PROBLEM DESCRIPTION. Retype, exactly as they stand, the lines from the start of the data to the line that contains "import * as", both ends included. Leave the pictures out.

DATA EXTRACT.
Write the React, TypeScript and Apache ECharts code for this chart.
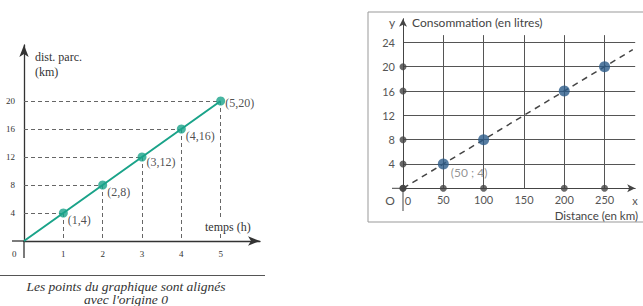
import React, { useEffect, useRef } from "react";
import * as echarts from "echarts";

// Left chart: time (h) vs distance travelled (km)
const leftTimes = [1, 2, 3, 4, 5];
const leftDistances = [4, 8, 12, 16, 20];
const leftYTickLabels = [4, 8, 12, 16, 20];
const leftXTickLabels = [1, 2, 3, 4, 5];

// Right chart: distance (km) vs consumption (litres)
const rightDistances = [50, 100, 200, 250];
const rightLitres = [4, 8, 16, 20];
const rightYAxisDots = [0, 4, 8, 16, 20];
const rightXAxisDots = [0, 50, 100, 200, 250];
const rightGridX = [50, 100, 150, 200, 250];
const rightYTickLabels = [4, 8, 12, 16, 20, 24];
const rightXTickLabels = [50, 100, 150, 200, 250];
const rightLineEnd = [285, 22.8];

const SERIF = "'Liberation Serif', 'DejaVu Serif', serif";
const SANS = "Lato, 'Noto Sans', sans-serif";

export default function App() {
  const ref = useRef<HTMLDivElement>(null);
  useEffect(() => {
    if (!ref.current) return;
    const chart = echarts.init(ref.current, undefined, { renderer: "svg" });

    const leftLabelOffsets = [
      [0, 7],
      [0, 7],
      [0, 5],
      [0, 7],
      [0, 2],
    ];

    const leftGuides: any[] = [];
    leftTimes.forEach((t, i) => {
      const d = leftDistances[i];
      leftGuides.push([{ coord: [0, d] }, { coord: [t, d] }]);
      leftGuides.push([{ coord: [t, d] }, { coord: [t, 0] }]);
    });

    const rightVertical = rightGridX.map((x) => [
      { coord: [x, 0] },
      { coord: [x, 25.2] },
    ]);

    const option: any = {
      animation: false,
      grid: [
        { left: 24, top: 45, width: 236, height: 196 },
        { left: 403, top: 18.7, width: 232.2, height: 169.6 },
      ],
      xAxis: [
        {
          gridIndex: 0,
          type: "value",
          min: 0,
          max: 6,
          interval: 1,
          axisLine: {
            show: true,
            symbol: ["none", "arrow"],
            symbolSize: [7, 12],
            lineStyle: { color: "#333", width: 1.3 },
          },
          axisTick: { show: false },
          splitLine: { show: false },
          axisLabel: {
            margin: 8,
            fontSize: 9,
            fontFamily: SERIF,
            color: "#333",
            formatter: (v: number) =>
              leftXTickLabels.includes(v) ? String(v) : "",
          },
        },
        {
          gridIndex: 1,
          type: "value",
          min: 0,
          max: 288,
          interval: 50,
          axisLine: {
            show: true,
            symbol: ["none", "arrow"],
            symbolSize: [6, 8],
            lineStyle: { color: "#444", width: 1 },
          },
          axisTick: { show: false },
          splitLine: { show: false },
          axisLabel: {
            margin: 6,
            fontSize: 11,
            fontFamily: SANS,
            color: "#555",
            formatter: (v: number) =>
              rightXTickLabels.includes(v) ? String(v) : "",
          },
        },
      ],
      yAxis: [
        {
          gridIndex: 0,
          type: "value",
          min: 0,
          max: 28,
          interval: 4,
          axisLine: {
            show: true,
            symbol: ["none", "arrow"],
            symbolSize: [7, 12],
            lineStyle: { color: "#333", width: 1.3 },
          },
          axisTick: { show: false },
          splitLine: { show: false },
          axisLabel: {
            margin: 9,
            fontSize: 9,
            fontFamily: SERIF,
            color: "#333",
            formatter: (v: number) =>
              leftYTickLabels.includes(v) ? String(v) : "",
          },
        },
        {
          gridIndex: 1,
          type: "value",
          min: 0,
          max: 27.9,
          interval: 4,
          axisLine: {
            show: true,
            symbol: ["none", "arrow"],
            symbolSize: [6, 8],
            lineStyle: { color: "#444", width: 1 },
          },
          axisTick: { show: false },
          splitLine: {
            show: true,
            showMinLine: false,
            showMaxLine: false,
            lineStyle: { color: "#555", width: 1 },
          },
          axisLabel: {
            margin: 8,
            fontSize: 11,
            fontFamily: SANS,
            color: "#555",
            formatter: (v: number) =>
              rightYTickLabels.includes(v) ? String(v) : "",
          },
        },
      ],
      series: [
        {
          type: "line",
          xAxisIndex: 0,
          yAxisIndex: 0,
          data: [[0, 0], ...leftTimes.map((t, i) => [t, leftDistances[i]])],
          symbol: "none",
          lineStyle: { color: "#1aa389", width: 2 },
          z: 3,
          markLine: {
            silent: true,
            symbol: ["none", "none"],
            label: { show: false },
            lineStyle: { type: [4, 3], color: "#666", width: 1 },
            data: leftGuides,
            z: 1,
          },
        },
        {
          type: "scatter",
          xAxisIndex: 0,
          yAxisIndex: 0,
          symbolSize: 9,
          itemStyle: { color: "#1aa389" },
          z: 4,
          data: leftTimes.map((t, i) => ({
            value: [t, leftDistances[i]],
            label: { offset: leftLabelOffsets[i] },
          })),
          label: {
            show: true,
            position: "right",
            distance: 0,
            fontFamily: SERIF,
            fontSize: 12,
            color: "#222",
            formatter: (p: any) => `(${p.value[0]},${p.value[1]})`,
          },
        },
        {
          type: "line",
          xAxisIndex: 1,
          yAxisIndex: 1,
          data: [[0, 0], rightLineEnd],
          symbol: "none",
          lineStyle: { color: "#444", width: 1.5, type: [6, 5] },
          z: 3,
          markLine: {
            silent: true,
            symbol: ["none", "none"],
            label: { show: false },
            lineStyle: { type: "solid", color: "#555", width: 1 },
            data: rightVertical,
            z: 1,
          },
        },
        {
          type: "scatter",
          xAxisIndex: 1,
          yAxisIndex: 1,
          symbolSize: 7,
          itemStyle: { color: "#444" },
          z: 4,
          data: [
            ...rightYAxisDots.map((v) => [0, v]),
            ...rightXAxisDots.map((v) => [v, 0]),
          ],
        },
        {
          type: "scatter",
          xAxisIndex: 1,
          yAxisIndex: 1,
          symbolSize: 11,
          itemStyle: { color: "#2c5b8a" },
          z: 5,
          data: rightDistances.map((d, i) => ({
            value: [d, rightLitres[i]],
            label:
              i === 0
                ? {
                    show: true,
                    position: "right",
                    distance: 2,
                    offset: [0, 9],
                    fontFamily: SANS,
                    fontSize: 12,
                    color: "#777",
                    formatter: (p: any) => `(${p.value[0]} ; ${p.value[1]})`,
                  }
                : { show: false },
          })),
        },
      ],
      graphic: [
        // left chart: axis stubs past the origin
        {
          type: "line",
          shape: { x1: 24, y1: 241, x2: 24, y2: 258 },
          style: { stroke: "#333", lineWidth: 1.3 },
        },
        {
          type: "line",
          shape: { x1: 12, y1: 241, x2: 24, y2: 241 },
          style: { stroke: "#333", lineWidth: 1.3 },
        },
        {
          type: "text",
          left: 35,
          top: 51,
          style: { text: "dist. parc.", font: `12px ${SERIF}`, fill: "#333" },
        },
        {
          type: "text",
          left: 35,
          top: 66,
          style: { text: "(km)", font: `12px ${SERIF}`, fill: "#333" },
        },
        {
          type: "text",
          left: 203,
          top: 220,
          z: 100,
          style: {
            text: "temps (h)",
            font: `12px ${SERIF}`,
            fill: "#333",
            backgroundColor: "#fff",
            padding: [1, 2],
          },
        },
        {
          type: "text",
          left: 12,
          top: 249,
          style: { text: "0", font: `9px ${SERIF}`, fill: "#333" },
        },
        {
          type: "line",
          shape: { x1: 0, y1: 275.5, x2: 265, y2: 275.5 },
          style: { stroke: "#555", lineWidth: 1 },
        },
        {
          type: "text",
          x: 126,
          y: 293,
          style: {
            text: "Les points du graphique sont alignés\navec l'origine 0",
            font: `italic 13.5px ${SERIF}`,
            lineHeight: 13.5,
            fill: "#333",
            align: "center",
            verticalAlign: "middle",
          },
        },
        // right chart frame, axis stubs and texts
        {
          type: "rect",
          shape: { x: 368, y: 12, width: 300, height: 210 },
          style: { fill: "none", stroke: "#999", lineWidth: 1 },
          z: -1,
        },
        {
          type: "line",
          shape: { x1: 403, y1: 188.3, x2: 403, y2: 211 },
          style: { stroke: "#444", lineWidth: 1 },
        },
        {
          type: "line",
          shape: { x1: 392, y1: 188.3, x2: 403, y2: 188.3 },
          style: { stroke: "#444", lineWidth: 1 },
        },
        {
          type: "text",
          x: 392,
          y: 22,
          style: {
            text: "y",
            font: `12px ${SANS}`,
            fill: "#555",
            align: "center",
            verticalAlign: "middle",
          },
        },
        {
          type: "text",
          x: 412,
          y: 22,
          style: {
            text: "Consommation (en litres)",
            font: `12px ${SANS}`,
            fill: "#444",
            align: "left",
            verticalAlign: "middle",
          },
        },
        {
          type: "text",
          x: 390,
          y: 200,
          style: {
            text: "O",
            font: `12px ${SANS}`,
            fill: "#555",
            align: "center",
            verticalAlign: "middle",
          },
        },
        {
          type: "text",
          x: 408,
          y: 200,
          style: {
            text: "0",
            font: `11px ${SANS}`,
            fill: "#555",
            align: "center",
            verticalAlign: "middle",
          },
        },
        {
          type: "text",
          x: 635,
          y: 200,
          style: {
            text: "x",
            font: `11px ${SANS}`,
            fill: "#555",
            align: "center",
            verticalAlign: "middle",
          },
        },
        {
          type: "text",
          x: 638,
          y: 215,
          style: {
            text: "Distance (en km)",
            font: `11.5px ${SANS}`,
            fill: "#444",
            align: "right",
            verticalAlign: "middle",
          },
        },
      ],
    };
    chart.setOption(option);
    return () => chart.dispose();
  }, []);

  return (
    <div
      ref={ref}
      style={{
        width: 643,
        height: 306,
        position: "absolute",
        left: 0,
        top: 0,
        background: "#fff",
      }}
    />
  );
}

SOLUTION.
Write the React, TypeScript and Apache ECharts code for this chart.
import React, { useEffect, useRef } from "react";
import * as echarts from "echarts";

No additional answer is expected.